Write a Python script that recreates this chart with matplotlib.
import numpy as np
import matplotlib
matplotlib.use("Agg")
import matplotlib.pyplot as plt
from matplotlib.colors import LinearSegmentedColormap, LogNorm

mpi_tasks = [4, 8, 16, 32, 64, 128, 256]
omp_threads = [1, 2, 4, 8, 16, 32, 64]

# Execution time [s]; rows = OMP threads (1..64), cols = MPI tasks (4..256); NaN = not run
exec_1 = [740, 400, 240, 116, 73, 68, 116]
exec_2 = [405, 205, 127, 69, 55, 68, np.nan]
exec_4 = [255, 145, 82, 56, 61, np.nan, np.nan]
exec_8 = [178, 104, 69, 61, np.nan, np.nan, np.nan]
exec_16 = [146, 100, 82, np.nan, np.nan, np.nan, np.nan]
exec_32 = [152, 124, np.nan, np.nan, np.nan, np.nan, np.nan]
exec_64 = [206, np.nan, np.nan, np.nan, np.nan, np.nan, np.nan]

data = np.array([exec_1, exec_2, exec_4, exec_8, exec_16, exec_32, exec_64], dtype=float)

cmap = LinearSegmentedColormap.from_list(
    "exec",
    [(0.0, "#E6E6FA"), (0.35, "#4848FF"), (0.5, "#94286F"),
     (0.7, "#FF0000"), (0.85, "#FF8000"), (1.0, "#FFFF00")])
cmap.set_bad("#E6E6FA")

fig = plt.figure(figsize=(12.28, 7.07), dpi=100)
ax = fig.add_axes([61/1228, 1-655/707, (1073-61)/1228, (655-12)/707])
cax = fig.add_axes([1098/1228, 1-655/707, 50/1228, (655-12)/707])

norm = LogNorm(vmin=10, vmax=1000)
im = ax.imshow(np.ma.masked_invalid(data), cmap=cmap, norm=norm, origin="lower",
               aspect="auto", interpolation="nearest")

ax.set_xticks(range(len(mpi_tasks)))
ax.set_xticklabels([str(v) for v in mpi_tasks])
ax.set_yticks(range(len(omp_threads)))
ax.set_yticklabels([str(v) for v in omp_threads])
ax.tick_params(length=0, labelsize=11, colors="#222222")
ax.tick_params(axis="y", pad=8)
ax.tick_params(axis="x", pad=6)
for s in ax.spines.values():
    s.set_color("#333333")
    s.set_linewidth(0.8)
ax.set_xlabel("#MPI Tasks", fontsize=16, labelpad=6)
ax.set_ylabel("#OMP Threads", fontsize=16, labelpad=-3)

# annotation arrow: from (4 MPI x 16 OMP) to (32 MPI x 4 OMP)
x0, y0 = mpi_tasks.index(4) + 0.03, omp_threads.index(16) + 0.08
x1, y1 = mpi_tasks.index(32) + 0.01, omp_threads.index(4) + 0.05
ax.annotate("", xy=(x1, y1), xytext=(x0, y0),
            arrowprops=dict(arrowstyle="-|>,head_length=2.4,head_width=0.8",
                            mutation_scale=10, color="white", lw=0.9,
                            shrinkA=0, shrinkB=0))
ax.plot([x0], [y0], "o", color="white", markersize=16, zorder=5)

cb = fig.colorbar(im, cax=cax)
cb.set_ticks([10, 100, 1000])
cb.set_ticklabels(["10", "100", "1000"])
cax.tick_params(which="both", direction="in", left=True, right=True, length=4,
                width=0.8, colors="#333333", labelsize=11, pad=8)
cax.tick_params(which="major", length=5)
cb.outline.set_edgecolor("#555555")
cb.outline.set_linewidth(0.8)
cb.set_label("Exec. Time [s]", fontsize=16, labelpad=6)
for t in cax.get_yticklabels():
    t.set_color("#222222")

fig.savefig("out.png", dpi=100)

- _What this task involves_
Repeat the material above in full, quoting it exactly.

- _Exercise solution_
Write a Python script that recreates this chart with matplotlib.
import numpy as np
import matplotlib
matplotlib.use("Agg")
import matplotlib.pyplot as plt
from matplotlib.colors import LinearSegmentedColormap, LogNorm

mpi_tasks = [4, 8, 16, 32, 64, 128, 256]
omp_threads = [1, 2, 4, 8, 16, 32, 64]

# Execution time [s]; rows = OMP threads (1..64), cols = MPI tasks (4..256); NaN = not run
exec_1 = [740, 400, 240, 116, 73, 68, 116]
exec_2 = [405, 205, 127, 69, 55, 68, np.nan]
exec_4 = [255, 145, 82, 56, 61, np.nan, np.nan]
exec_8 = [178, 104, 69, 61, np.nan, np.nan, np.nan]
exec_16 = [146, 100, 82, np.nan, np.nan, np.nan, np.nan]
exec_32 = [152, 124, np.nan, np.nan, np.nan, np.nan, np.nan]
exec_64 = [206, np.nan, np.nan, np.nan, np.nan, np.nan, np.nan]

data = np.array([exec_1, exec_2, exec_4, exec_8, exec_16, exec_32, exec_64], dtype=float)

cmap = LinearSegmentedColormap.from_list(
    "exec",
    [(0.0, "#E6E6FA"), (0.35, "#4848FF"), (0.5, "#94286F"),
     (0.7, "#FF0000"), (0.85, "#FF8000"), (1.0, "#FFFF00")])
cmap.set_bad("#E6E6FA")

fig = plt.figure(figsize=(12.28, 7.07), dpi=100)
ax = fig.add_axes([61/1228, 1-655/707, (1073-61)/1228, (655-12)/707])
cax = fig.add_axes([1098/1228, 1-655/707, 50/1228, (655-12)/707])

norm = LogNorm(vmin=10, vmax=1000)
im = ax.imshow(np.ma.masked_invalid(data), cmap=cmap, norm=norm, origin="lower",
               aspect="auto", interpolation="nearest")

ax.set_xticks(range(len(mpi_tasks)))
ax.set_xticklabels([str(v) for v in mpi_tasks])
ax.set_yticks(range(len(omp_threads)))
ax.set_yticklabels([str(v) for v in omp_threads])
ax.tick_params(length=0, labelsize=11, colors="#222222")
ax.tick_params(axis="y", pad=8)
ax.tick_params(axis="x", pad=6)
for s in ax.spines.values():
    s.set_color("#333333")
    s.set_linewidth(0.8)
ax.set_xlabel("#MPI Tasks", fontsize=16, labelpad=6)
ax.set_ylabel("#OMP Threads", fontsize=16, labelpad=-3)

# annotation arrow: from (4 MPI x 16 OMP) to (32 MPI x 4 OMP)
x0, y0 = mpi_tasks.index(4) + 0.03, omp_threads.index(16) + 0.08
x1, y1 = mpi_tasks.index(32) + 0.01, omp_threads.index(4) + 0.05
ax.annotate("", xy=(x1, y1), xytext=(x0, y0),
            arrowprops=dict(arrowstyle="-|>,head_length=2.4,head_width=0.8",
                            mutation_scale=10, color="white", lw=0.9,
                            shrinkA=0, shrinkB=0))
ax.plot([x0], [y0], "o", color="white", markersize=16, zorder=5)

cb = fig.colorbar(im, cax=cax)
cb.set_ticks([10, 100, 1000])
cb.set_ticklabels(["10", "100", "1000"])
cax.tick_params(which="both", direction="in", left=True, right=True, length=4,
                width=0.8, colors="#333333", labelsize=11, pad=8)
cax.tick_params(which="major", length=5)
cb.outline.set_edgecolor("#555555")
cb.outline.set_linewidth(0.8)
cb.set_label("Exec. Time [s]", fontsize=16, labelpad=6)
for t in cax.get_yticklabels():
    t.set_color("#222222")

fig.savefig("out.png", dpi=100)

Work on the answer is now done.